__What you are asked to do__
Skip every picture, and extract verbatim the lines from the line containing "Recreate this image" to the line containing "fig = go.Figure()", both lines included.

__Collected data__
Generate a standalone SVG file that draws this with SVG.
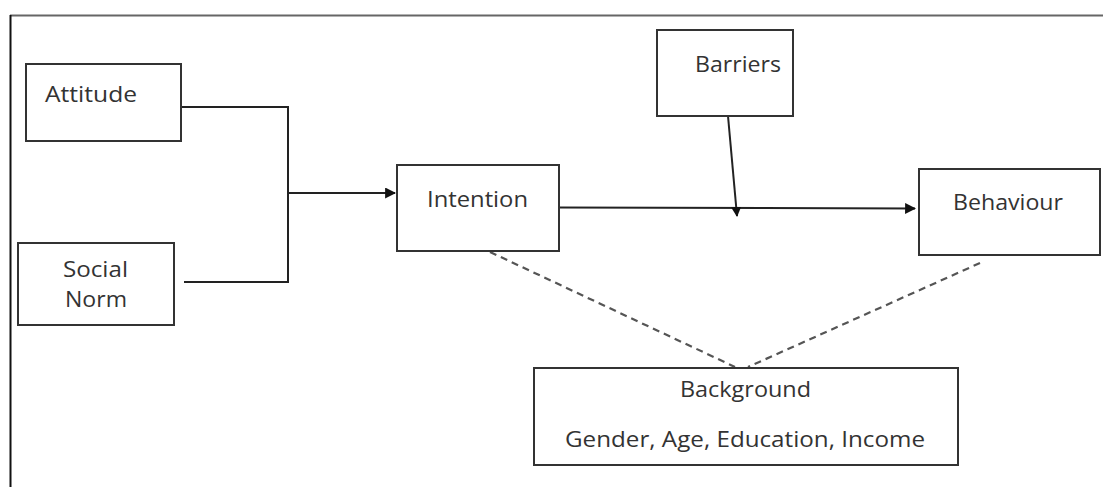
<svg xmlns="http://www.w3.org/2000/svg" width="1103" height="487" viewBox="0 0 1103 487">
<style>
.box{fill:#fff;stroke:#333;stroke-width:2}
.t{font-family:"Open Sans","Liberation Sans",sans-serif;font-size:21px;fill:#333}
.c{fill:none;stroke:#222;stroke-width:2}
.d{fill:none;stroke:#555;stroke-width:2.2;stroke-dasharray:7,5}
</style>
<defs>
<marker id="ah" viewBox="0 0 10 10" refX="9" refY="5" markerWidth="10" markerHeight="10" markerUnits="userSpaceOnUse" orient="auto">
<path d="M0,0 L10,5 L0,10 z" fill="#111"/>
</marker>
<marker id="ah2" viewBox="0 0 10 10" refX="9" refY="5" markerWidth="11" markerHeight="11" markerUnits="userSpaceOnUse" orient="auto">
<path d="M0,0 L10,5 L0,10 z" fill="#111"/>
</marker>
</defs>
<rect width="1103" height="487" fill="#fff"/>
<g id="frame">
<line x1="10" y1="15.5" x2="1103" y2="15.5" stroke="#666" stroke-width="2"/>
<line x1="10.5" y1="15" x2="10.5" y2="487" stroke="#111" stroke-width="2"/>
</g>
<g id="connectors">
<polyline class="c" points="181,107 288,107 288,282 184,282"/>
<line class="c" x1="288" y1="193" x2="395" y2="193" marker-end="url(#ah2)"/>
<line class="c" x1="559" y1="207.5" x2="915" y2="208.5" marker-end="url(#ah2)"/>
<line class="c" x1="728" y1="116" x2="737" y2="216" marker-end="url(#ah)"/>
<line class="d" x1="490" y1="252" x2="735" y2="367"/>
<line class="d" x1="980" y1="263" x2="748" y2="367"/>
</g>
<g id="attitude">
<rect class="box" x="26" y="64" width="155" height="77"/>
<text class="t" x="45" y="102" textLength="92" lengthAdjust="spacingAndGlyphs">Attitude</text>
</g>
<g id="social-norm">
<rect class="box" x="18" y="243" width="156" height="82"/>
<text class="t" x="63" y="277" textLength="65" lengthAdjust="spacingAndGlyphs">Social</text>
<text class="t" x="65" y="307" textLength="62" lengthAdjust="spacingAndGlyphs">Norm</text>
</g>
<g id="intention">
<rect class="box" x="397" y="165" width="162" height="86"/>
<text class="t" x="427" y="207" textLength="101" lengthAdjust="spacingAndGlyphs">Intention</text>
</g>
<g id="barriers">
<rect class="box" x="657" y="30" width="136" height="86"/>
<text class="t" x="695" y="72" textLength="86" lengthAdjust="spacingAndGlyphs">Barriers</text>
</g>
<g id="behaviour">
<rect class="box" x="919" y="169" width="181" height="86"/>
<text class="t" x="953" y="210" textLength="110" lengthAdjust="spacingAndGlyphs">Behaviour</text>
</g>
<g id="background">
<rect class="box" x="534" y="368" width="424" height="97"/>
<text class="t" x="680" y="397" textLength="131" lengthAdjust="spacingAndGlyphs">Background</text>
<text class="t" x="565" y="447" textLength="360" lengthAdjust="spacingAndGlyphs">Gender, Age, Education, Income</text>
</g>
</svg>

* * *

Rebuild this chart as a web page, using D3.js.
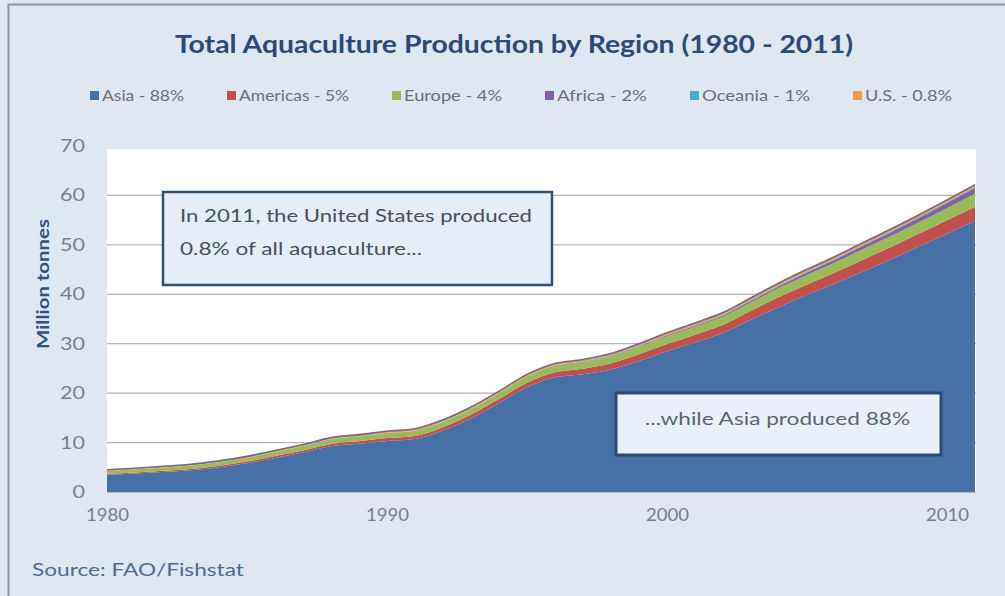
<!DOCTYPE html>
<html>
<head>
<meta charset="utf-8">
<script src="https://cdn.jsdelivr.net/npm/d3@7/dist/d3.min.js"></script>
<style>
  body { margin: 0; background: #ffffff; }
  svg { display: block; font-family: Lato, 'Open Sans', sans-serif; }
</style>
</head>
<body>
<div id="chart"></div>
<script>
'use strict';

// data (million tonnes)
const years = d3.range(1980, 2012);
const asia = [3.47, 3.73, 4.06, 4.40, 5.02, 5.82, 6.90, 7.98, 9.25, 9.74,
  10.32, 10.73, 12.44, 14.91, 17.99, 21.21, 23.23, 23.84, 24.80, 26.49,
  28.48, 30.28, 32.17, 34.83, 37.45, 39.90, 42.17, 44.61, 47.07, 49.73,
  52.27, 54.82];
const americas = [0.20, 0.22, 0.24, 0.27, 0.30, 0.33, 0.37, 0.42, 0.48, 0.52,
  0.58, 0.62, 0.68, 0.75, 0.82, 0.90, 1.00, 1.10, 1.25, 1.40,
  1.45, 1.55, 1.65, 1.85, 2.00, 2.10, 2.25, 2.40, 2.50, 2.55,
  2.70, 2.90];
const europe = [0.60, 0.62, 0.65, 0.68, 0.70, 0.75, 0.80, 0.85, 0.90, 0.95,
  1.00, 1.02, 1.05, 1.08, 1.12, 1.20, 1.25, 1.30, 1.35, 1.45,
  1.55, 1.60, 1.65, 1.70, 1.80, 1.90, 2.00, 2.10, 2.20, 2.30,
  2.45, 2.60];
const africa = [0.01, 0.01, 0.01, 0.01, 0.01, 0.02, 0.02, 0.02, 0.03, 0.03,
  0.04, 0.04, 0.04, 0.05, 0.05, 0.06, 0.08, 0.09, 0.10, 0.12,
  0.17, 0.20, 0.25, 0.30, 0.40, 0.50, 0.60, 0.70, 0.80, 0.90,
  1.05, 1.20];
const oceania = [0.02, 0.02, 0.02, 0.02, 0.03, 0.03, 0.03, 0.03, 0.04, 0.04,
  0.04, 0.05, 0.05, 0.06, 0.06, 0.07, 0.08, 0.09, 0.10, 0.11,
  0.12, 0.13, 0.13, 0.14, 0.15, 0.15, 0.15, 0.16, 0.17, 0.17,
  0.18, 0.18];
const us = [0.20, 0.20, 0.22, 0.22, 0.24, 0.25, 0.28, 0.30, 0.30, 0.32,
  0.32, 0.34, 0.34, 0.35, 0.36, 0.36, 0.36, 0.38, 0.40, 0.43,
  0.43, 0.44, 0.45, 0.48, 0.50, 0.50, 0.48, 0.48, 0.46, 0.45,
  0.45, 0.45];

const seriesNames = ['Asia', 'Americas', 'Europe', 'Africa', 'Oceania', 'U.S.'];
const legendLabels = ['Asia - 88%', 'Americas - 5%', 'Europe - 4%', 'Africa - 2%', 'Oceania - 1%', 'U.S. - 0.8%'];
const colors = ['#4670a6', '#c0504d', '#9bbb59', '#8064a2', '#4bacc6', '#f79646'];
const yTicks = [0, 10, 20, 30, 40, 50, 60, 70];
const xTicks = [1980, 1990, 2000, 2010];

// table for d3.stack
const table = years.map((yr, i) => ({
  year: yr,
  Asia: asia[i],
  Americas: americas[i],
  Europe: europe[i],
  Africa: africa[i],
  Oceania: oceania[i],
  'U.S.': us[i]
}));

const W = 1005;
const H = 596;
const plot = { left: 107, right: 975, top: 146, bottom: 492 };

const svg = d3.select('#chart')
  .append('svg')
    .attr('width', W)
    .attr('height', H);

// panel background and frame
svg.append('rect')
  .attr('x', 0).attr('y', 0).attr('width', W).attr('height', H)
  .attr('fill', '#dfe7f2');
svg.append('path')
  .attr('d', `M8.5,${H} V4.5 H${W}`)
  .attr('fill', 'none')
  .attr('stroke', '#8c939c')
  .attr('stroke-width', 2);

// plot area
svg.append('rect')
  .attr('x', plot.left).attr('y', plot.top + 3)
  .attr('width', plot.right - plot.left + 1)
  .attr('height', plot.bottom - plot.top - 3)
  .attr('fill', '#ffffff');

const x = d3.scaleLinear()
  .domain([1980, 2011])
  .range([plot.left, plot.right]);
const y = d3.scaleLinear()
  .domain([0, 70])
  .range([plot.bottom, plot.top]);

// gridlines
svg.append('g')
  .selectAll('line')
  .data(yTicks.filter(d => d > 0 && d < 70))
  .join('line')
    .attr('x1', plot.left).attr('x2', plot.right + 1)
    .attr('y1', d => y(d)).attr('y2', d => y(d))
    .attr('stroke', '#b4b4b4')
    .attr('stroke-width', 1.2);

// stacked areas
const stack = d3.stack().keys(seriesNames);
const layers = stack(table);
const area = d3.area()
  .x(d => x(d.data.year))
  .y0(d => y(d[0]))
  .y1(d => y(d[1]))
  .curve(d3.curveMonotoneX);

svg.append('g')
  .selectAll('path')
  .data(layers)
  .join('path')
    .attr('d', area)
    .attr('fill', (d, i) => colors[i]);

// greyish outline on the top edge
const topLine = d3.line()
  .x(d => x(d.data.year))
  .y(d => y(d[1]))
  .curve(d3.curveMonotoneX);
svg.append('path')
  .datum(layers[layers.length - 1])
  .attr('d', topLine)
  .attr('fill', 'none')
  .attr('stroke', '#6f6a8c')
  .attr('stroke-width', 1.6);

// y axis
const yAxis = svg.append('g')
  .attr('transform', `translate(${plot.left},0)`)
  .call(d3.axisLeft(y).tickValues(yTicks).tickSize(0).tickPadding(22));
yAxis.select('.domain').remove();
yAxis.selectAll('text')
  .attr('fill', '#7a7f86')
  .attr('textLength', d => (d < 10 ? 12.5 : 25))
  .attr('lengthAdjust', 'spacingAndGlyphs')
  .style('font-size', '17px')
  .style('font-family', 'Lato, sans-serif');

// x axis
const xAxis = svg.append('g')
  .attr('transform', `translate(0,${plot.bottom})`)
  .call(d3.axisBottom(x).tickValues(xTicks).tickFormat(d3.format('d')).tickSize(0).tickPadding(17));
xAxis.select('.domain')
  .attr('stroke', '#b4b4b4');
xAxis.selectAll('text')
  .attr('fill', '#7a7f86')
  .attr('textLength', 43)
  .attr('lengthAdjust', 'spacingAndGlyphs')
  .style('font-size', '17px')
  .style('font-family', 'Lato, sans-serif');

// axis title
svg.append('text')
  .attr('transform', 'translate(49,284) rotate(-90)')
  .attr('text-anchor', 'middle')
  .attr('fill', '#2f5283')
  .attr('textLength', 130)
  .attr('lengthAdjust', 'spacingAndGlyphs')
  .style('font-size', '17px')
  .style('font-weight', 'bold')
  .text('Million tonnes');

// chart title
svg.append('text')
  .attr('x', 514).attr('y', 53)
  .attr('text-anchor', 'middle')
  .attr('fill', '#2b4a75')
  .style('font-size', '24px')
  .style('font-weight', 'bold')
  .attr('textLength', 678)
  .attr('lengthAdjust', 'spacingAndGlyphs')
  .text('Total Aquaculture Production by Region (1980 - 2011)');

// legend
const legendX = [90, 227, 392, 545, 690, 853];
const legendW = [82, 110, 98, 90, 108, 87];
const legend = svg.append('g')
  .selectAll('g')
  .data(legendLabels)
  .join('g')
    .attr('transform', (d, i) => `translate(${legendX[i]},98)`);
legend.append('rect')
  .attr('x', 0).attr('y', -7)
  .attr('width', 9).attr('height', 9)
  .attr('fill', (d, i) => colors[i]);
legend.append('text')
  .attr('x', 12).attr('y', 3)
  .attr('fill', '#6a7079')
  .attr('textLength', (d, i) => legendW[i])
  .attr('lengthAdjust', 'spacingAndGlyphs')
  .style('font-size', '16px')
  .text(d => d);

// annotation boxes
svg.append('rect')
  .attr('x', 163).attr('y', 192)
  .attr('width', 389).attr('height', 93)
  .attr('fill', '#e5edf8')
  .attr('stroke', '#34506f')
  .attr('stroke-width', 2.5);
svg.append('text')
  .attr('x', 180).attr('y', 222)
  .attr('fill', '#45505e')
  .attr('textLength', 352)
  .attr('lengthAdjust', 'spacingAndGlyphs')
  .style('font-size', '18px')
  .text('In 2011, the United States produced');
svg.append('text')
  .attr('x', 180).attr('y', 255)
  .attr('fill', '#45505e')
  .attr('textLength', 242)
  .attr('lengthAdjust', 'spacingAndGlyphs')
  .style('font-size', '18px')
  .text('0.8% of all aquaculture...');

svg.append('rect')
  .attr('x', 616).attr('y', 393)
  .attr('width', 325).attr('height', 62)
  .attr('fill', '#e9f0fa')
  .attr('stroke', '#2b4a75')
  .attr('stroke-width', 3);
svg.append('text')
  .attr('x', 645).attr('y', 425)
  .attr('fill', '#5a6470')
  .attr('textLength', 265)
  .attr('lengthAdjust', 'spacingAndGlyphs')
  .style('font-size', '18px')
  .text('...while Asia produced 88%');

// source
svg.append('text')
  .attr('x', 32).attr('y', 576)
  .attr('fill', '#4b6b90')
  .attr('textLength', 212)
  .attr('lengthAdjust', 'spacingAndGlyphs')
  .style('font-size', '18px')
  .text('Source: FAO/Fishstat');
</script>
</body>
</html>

* * *

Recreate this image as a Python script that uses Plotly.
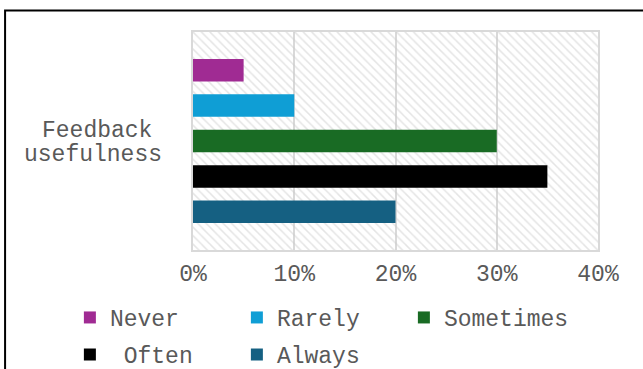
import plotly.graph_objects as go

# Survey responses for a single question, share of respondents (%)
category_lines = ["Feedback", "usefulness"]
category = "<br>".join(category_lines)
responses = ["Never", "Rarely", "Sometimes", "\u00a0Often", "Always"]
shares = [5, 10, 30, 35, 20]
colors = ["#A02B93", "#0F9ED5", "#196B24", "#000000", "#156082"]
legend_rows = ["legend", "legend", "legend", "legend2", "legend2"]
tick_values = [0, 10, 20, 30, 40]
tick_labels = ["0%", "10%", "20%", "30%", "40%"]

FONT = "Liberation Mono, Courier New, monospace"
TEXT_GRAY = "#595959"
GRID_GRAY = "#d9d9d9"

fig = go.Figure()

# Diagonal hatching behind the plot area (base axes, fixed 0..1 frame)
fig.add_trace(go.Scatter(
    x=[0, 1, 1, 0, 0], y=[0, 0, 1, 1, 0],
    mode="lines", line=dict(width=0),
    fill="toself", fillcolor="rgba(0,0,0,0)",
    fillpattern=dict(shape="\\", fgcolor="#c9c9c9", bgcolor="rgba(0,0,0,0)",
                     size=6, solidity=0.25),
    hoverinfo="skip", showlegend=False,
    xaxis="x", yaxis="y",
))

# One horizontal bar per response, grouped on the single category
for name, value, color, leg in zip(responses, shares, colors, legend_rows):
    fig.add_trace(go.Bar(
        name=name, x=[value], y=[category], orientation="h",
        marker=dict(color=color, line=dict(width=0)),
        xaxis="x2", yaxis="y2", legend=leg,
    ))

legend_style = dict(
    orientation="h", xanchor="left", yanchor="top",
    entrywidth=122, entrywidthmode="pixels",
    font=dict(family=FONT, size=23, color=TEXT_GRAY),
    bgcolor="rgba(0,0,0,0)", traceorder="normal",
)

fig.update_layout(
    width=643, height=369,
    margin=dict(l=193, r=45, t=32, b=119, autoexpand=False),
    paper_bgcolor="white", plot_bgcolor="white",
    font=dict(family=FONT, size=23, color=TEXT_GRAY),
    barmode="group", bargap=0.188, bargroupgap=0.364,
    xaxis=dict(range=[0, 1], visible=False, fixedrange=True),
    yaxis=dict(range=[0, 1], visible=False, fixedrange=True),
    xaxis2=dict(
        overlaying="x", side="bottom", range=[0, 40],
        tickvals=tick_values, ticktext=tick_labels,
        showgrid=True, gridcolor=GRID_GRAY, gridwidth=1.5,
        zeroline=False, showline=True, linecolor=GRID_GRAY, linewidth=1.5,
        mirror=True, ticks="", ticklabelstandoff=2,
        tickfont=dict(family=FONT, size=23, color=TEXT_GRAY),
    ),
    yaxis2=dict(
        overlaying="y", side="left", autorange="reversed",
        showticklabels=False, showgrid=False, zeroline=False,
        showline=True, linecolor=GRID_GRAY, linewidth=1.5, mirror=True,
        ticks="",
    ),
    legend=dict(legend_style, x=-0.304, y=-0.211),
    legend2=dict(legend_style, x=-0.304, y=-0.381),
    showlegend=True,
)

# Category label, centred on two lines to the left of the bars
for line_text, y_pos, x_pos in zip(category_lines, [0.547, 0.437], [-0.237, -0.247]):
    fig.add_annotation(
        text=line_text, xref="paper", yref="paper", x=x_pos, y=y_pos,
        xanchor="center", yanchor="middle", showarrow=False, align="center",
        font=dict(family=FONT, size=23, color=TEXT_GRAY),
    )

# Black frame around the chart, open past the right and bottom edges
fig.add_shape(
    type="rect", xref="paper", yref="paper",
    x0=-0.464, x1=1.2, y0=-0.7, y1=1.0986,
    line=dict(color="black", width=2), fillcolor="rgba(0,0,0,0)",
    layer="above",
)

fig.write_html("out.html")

__Exercise response__
Recreate this image as a Python script that uses Plotly.
import plotly.graph_objects as go

# Survey responses for a single question, share of respondents (%)
category_lines = ["Feedback", "usefulness"]
category = "<br>".join(category_lines)
responses = ["Never", "Rarely", "Sometimes", "\u00a0Often", "Always"]
shares = [5, 10, 30, 35, 20]
colors = ["#A02B93", "#0F9ED5", "#196B24", "#000000", "#156082"]
legend_rows = ["legend", "legend", "legend", "legend2", "legend2"]
tick_values = [0, 10, 20, 30, 40]
tick_labels = ["0%", "10%", "20%", "30%", "40%"]

FONT = "Liberation Mono, Courier New, monospace"
TEXT_GRAY = "#595959"
GRID_GRAY = "#d9d9d9"

fig = go.Figure()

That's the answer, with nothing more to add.